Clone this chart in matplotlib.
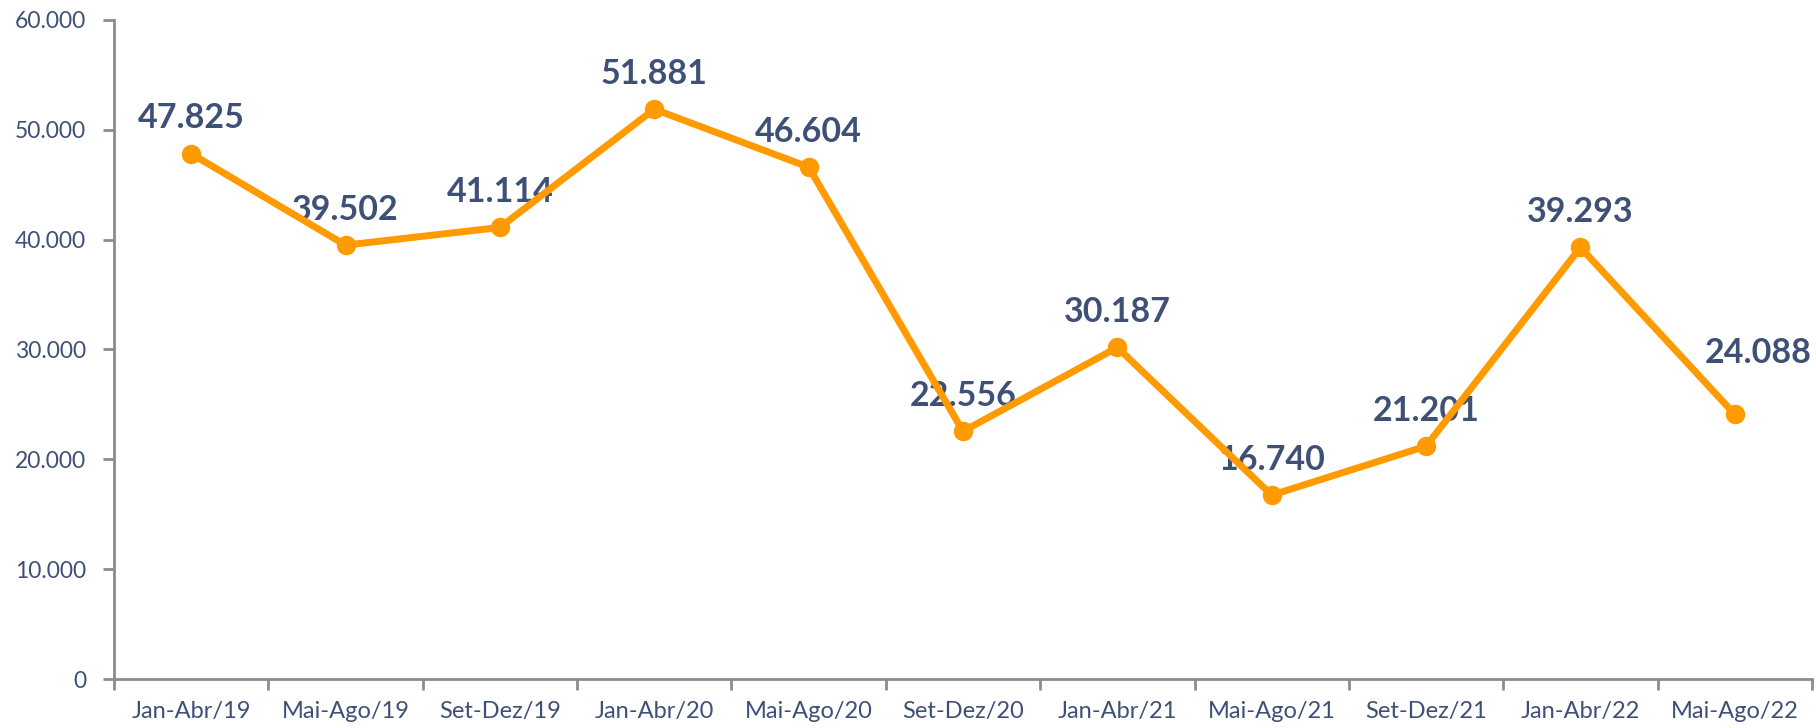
import numpy as np
import matplotlib
matplotlib.use('Agg')
import matplotlib.pyplot as plt
from matplotlib.ticker import FuncFormatter, FixedLocator

periods = ['Jan-Abr/19', 'Mai-Ago/19', 'Set-Dez/19', 'Jan-Abr/20', 'Mai-Ago/20',
           'Set-Dez/20', 'Jan-Abr/21', 'Mai-Ago/21', 'Set-Dez/21', 'Jan-Abr/22',
           'Mai-Ago/22']
values = [47825, 39502, 41114, 51881, 46604, 22556, 30187, 16740, 21201, 39293, 24088]

orange = '#FF9A00'
navy = '#3F5077'
grey = '#8C8C8C'

plt.rcParams['font.family'] = ['Lato', 'DejaVu Sans']

fig = plt.figure(figsize=(18.16, 7.28), dpi=100)
ax = fig.add_axes([114/1816, 49/728, (1812-114)/1816, (679-20)/728])

x = np.arange(len(values))
ax.plot(x, values, color=orange, lw=5, marker='o', ms=13, zorder=3, solid_capstyle='round')

for xi, v in zip(x, values):
    lab = f'{v:,}'.replace(',', '.')
    # last label sits nudged up/right in the original
    off = (17, 33) if xi == len(values) - 1 else (0, 14)
    ax.annotate(lab, (xi, v), xytext=off, textcoords='offset points',
                ha='center', va='bottom', fontsize=24.5, fontweight='bold',
                color=navy, zorder=2, annotation_clip=False)

ax.set_xlim(-0.5, len(values) - 0.5)
ax.set_ylim(0, 60000)
ax.set_yticks(np.arange(0, 60001, 10000))
ax.yaxis.set_major_formatter(FuncFormatter(lambda v, p: f'{int(v):,}'.replace(',', '.')))

ax.set_xticks(x)
ax.set_xticklabels(periods)
ax.xaxis.set_minor_locator(FixedLocator(np.arange(-0.5, len(values), 1.0)))
ax.tick_params(axis='x', which='major', length=0, pad=16, labelsize=17, labelcolor=navy)
ax.tick_params(axis='x', which='minor', length=8, width=2, color=grey)
ax.tick_params(axis='y', length=8, width=2, color=grey, pad=12, labelsize=16.5, labelcolor=navy)

for s in ['top', 'right']:
    ax.spines[s].set_visible(False)
for s in ['left', 'bottom']:
    ax.spines[s].set_color(grey)
    ax.spines[s].set_linewidth(2)

fig.savefig('out.png', dpi=100)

---

> _EXERCISE_
Restate the material word for word from its first line through the line containing "plt.rcParams['font.family'] = ['Lato', 'DejaVu", both included; the pictures do not belong in it.

> _RESPONSE TO THIS EXERCISE_
Clone this chart in matplotlib.
import numpy as np
import matplotlib
matplotlib.use('Agg')
import matplotlib.pyplot as plt
from matplotlib.ticker import FuncFormatter, FixedLocator

periods = ['Jan-Abr/19', 'Mai-Ago/19', 'Set-Dez/19', 'Jan-Abr/20', 'Mai-Ago/20',
           'Set-Dez/20', 'Jan-Abr/21', 'Mai-Ago/21', 'Set-Dez/21', 'Jan-Abr/22',
           'Mai-Ago/22']
values = [47825, 39502, 41114, 51881, 46604, 22556, 30187, 16740, 21201, 39293, 24088]

orange = '#FF9A00'
navy = '#3F5077'
grey = '#8C8C8C'

plt.rcParams['font.family'] = ['Lato', 'DejaVu Sans']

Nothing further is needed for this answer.